● **STATED TASK**
Locate the lines of the listing below that hold "with", then copy each of them.

● **DATASET**
'''
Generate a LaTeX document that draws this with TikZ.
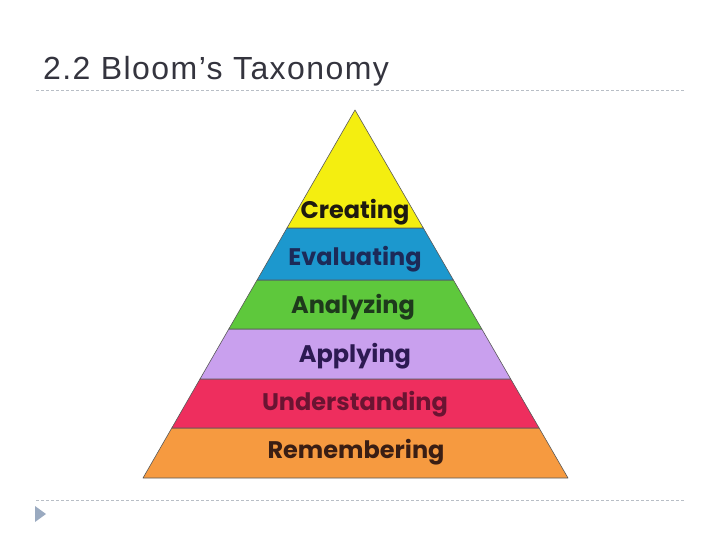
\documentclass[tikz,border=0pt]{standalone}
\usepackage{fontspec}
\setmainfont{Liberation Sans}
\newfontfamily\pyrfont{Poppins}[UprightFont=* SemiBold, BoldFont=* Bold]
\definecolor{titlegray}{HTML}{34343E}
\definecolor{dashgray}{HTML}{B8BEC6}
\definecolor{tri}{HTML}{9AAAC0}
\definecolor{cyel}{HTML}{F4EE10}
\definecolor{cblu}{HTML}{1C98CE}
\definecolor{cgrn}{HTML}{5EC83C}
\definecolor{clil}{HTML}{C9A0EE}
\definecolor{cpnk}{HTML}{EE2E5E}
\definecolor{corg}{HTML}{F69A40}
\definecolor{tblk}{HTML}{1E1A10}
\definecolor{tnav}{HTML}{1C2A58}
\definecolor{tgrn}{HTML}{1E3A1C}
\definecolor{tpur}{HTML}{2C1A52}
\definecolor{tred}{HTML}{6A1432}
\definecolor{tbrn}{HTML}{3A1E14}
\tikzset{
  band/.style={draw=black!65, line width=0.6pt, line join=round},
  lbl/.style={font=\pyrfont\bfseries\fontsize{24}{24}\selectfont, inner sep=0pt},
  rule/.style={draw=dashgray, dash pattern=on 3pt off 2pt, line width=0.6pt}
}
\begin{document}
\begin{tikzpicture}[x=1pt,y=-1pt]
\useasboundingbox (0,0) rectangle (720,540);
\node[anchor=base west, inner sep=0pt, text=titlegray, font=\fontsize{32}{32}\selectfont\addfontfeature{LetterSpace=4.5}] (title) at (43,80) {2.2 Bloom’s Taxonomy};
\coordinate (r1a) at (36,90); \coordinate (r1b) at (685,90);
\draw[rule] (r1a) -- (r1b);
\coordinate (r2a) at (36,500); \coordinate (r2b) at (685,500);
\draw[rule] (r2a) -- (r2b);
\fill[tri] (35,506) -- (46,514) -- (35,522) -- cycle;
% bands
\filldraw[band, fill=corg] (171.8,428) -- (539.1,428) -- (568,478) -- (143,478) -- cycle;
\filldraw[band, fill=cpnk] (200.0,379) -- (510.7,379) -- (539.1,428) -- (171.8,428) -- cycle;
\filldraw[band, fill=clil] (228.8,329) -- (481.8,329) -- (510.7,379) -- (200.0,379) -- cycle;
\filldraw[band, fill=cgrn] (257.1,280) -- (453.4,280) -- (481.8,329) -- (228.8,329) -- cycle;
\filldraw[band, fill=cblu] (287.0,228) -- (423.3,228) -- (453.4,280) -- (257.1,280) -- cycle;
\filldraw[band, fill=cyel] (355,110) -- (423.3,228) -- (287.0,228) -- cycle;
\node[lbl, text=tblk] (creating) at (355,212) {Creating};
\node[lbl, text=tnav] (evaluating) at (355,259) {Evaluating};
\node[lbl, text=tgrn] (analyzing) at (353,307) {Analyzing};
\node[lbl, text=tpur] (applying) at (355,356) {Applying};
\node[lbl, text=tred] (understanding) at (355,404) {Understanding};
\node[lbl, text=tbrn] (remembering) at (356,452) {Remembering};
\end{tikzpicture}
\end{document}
'''
'''
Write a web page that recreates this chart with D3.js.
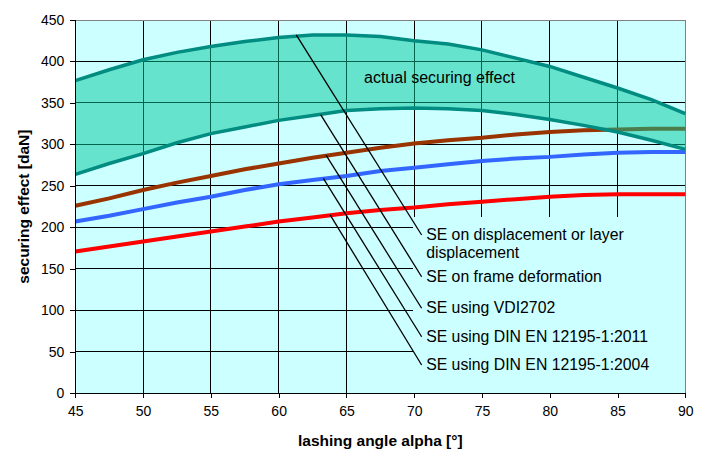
'''
● **RESULT FOR THIS TASK**
Generate a LaTeX document that draws this with TikZ.
Write a web page that recreates this chart with D3.js.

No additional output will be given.